Erythronium dens-canis 'Snowflake'.
Meanwhile the Erythronium have started to flower. When the leaves appeared it felt like the first relaxing day of spring. The first day that you wander out into the garden without bracing yourself. A fortnight later there are buds coming up all around. 'Spindlestone' has opened a few yellow flowers prematurely and they are distorted as though they are the victims of violence. Unspeakable weather. It has been the sort of spring that would punch an Erythronium in the face.
Erythronium dens-canis is the only European species in the genus, the bulk of them are much larger and come from North America or Asia. Its natural range reaches from Portugal through Southern Europe as far as the Ukraine. It should be adaptable, it is certainly variable, but I have never been particularly successful with it.

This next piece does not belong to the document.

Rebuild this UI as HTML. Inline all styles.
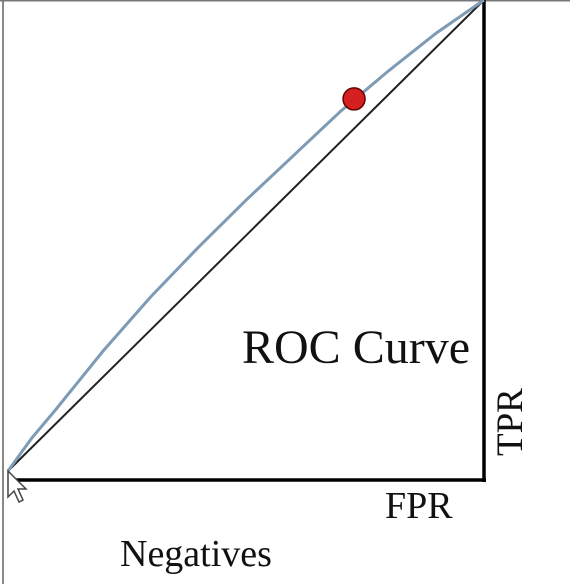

A single plant growing in a large tub prompted me to try again, and 'Snowflake' was the first to settle in. I added several others last year and while I am not yet convinced they are true to their cultivar names, they are at least growing. I'm not sure what I was doing wrong before and I am not sure what I have changed but they seem to be prospering.
I have had to fight off the urge to pollinate the flowers and raise a new generation of seedlings. It would be nice to have a wide range of colours naturalised under the trees but the space is already full of E. 'Pagoda' and I don't want to mess up the effect. I have been throwing the seed produced onto the ground in one of the borders and nothing has ever germinated. I do the same with the snowdrop seed with the same result. Unfortunately I have also tried throwing it into a planter filled with compost, and now I have a host of little Erythronium, coming up. Part of me wishes I hadn't done it, I don't know where it might lead.


25th March 2018

Galanthus 'Doncaster's Double Charmer' .
With the arrival of summer it is time to say goodbye to the last of the snowdrops. Looking back it wasn't a spectacular year, a number of cultivars produced great clumps of foliage but little flower. I am told that high temperatures last May probably stressesd them during flower initiation.
'Doncaster's Double Charmer' is among the last in flower. 'Midge' is still going strong, and my late form of 'Warham' is at its best, and would be a delight if it ever got warm enough for the buds to open.
'Doncaster's Double Charmer' is a distinctive double flowered form of G. nivalis with narrow, green tipped outer segments. The whole thing looks rather droopy though the short scapes are strong and hold the flowers up well. It has been vigorous for me. The name hints at a long history. 'Charmer' was a plant raised by James Allen in Shepton Mallet at the end of the nineteenth century. Writing in the Journal of the Royal Horticultural Society in 1891 he says "One of my first seedlings, which I named Charmer, is quite in the front rank, being very large, of great breadth and substance of petal, and perfect form and quality. It is of a dwarf habit, and the foliage is of great substance and very broad. The whole plant is most distinct." He doesn't say explicitly that it is single, but the description appears in an ennumeration of his single seedings, he goes on to deal with the doubles later. However by 1899 Samuel Arnott writing in the Gardeners Chronicle states "a large flower, very double, and with fine outer segments..."
Confused identities are nothing new among snowdrops and by the time Amy Doncaster was growing a plant that she thought was 'Charmer' most growers thought the cultivar was extinct. So this has become 'Doncaster's Double Charmer' and I enjoy it as much for the connection to James Allen as for anything else. Even if it is fictional.